__Data provided__:

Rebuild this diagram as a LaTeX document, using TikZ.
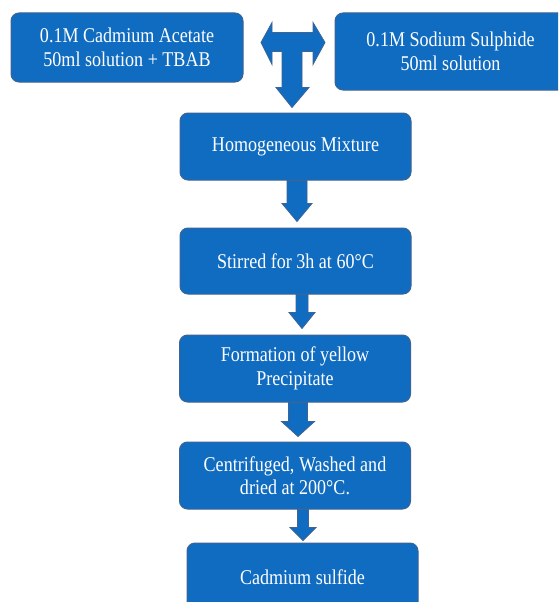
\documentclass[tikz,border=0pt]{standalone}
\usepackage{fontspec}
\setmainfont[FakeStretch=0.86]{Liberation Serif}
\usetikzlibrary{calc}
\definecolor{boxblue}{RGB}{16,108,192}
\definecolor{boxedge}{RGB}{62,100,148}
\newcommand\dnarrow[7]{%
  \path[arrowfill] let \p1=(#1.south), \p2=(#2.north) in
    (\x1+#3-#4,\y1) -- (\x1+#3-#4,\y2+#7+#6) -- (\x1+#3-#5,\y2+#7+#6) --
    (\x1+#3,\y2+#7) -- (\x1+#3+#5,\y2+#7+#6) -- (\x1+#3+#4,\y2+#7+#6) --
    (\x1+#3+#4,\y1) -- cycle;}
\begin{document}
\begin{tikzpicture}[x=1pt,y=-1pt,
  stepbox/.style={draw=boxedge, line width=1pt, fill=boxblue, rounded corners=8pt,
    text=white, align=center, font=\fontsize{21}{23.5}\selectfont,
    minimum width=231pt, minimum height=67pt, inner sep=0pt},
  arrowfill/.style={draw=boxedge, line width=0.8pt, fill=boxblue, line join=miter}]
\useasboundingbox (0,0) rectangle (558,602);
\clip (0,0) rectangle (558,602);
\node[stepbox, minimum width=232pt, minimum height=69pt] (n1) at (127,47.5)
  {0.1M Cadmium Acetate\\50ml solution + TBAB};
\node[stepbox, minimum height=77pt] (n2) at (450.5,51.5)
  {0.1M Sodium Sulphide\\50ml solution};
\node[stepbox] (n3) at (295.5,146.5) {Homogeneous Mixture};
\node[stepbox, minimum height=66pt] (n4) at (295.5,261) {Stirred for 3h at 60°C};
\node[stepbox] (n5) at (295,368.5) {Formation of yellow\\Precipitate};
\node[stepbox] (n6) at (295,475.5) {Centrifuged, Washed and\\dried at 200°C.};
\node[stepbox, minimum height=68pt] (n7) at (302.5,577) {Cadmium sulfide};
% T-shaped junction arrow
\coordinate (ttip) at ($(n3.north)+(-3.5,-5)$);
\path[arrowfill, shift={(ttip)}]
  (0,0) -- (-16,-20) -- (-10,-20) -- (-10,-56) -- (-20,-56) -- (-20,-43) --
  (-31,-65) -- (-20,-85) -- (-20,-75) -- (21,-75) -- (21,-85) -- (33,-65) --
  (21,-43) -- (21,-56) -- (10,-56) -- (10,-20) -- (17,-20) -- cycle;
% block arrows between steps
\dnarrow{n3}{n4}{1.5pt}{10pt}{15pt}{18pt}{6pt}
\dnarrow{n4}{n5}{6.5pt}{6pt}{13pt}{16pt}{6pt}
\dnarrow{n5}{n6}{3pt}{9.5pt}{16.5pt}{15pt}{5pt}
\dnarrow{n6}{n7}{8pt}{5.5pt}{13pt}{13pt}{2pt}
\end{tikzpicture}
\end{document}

__Brief__:
Every line is to be duplicated exactly, though pictures stay out.

__Exercise output__:
Rebuild this diagram as a LaTeX document, using TikZ.
\documentclass[tikz,border=0pt]{standalone}
\usepackage{fontspec}
\setmainfont[FakeStretch=0.86]{Liberation Serif}
\usetikzlibrary{calc}
\definecolor{boxblue}{RGB}{16,108,192}
\definecolor{boxedge}{RGB}{62,100,148}
\newcommand\dnarrow[7]{%
  \path[arrowfill] let \p1=(#1.south), \p2=(#2.north) in
    (\x1+#3-#4,\y1) -- (\x1+#3-#4,\y2+#7+#6) -- (\x1+#3-#5,\y2+#7+#6) --
    (\x1+#3,\y2+#7) -- (\x1+#3+#5,\y2+#7+#6) -- (\x1+#3+#4,\y2+#7+#6) --
    (\x1+#3+#4,\y1) -- cycle;}
\begin{document}
\begin{tikzpicture}[x=1pt,y=-1pt,
  stepbox/.style={draw=boxedge, line width=1pt, fill=boxblue, rounded corners=8pt,
    text=white, align=center, font=\fontsize{21}{23.5}\selectfont,
    minimum width=231pt, minimum height=67pt, inner sep=0pt},
  arrowfill/.style={draw=boxedge, line width=0.8pt, fill=boxblue, line join=miter}]
\useasboundingbox (0,0) rectangle (558,602);
\clip (0,0) rectangle (558,602);
\node[stepbox, minimum width=232pt, minimum height=69pt] (n1) at (127,47.5)
  {0.1M Cadmium Acetate\\50ml solution + TBAB};
\node[stepbox, minimum height=77pt] (n2) at (450.5,51.5)
  {0.1M Sodium Sulphide\\50ml solution};
\node[stepbox] (n3) at (295.5,146.5) {Homogeneous Mixture};
\node[stepbox, minimum height=66pt] (n4) at (295.5,261) {Stirred for 3h at 60°C};
\node[stepbox] (n5) at (295,368.5) {Formation of yellow\\Precipitate};
\node[stepbox] (n6) at (295,475.5) {Centrifuged, Washed and\\dried at 200°C.};
\node[stepbox, minimum height=68pt] (n7) at (302.5,577) {Cadmium sulfide};
% T-shaped junction arrow
\coordinate (ttip) at ($(n3.north)+(-3.5,-5)$);
\path[arrowfill, shift={(ttip)}]
  (0,0) -- (-16,-20) -- (-10,-20) -- (-10,-56) -- (-20,-56) -- (-20,-43) --
  (-31,-65) -- (-20,-85) -- (-20,-75) -- (21,-75) -- (21,-85) -- (33,-65) --
  (21,-43) -- (21,-56) -- (10,-56) -- (10,-20) -- (17,-20) -- cycle;
% block arrows between steps
\dnarrow{n3}{n4}{1.5pt}{10pt}{15pt}{18pt}{6pt}
\dnarrow{n4}{n5}{6.5pt}{6pt}{13pt}{16pt}{6pt}
\dnarrow{n5}{n6}{3pt}{9.5pt}{16.5pt}{15pt}{5pt}
\dnarrow{n6}{n7}{8pt}{5.5pt}{13pt}{13pt}{2pt}
\end{tikzpicture}
\end{document}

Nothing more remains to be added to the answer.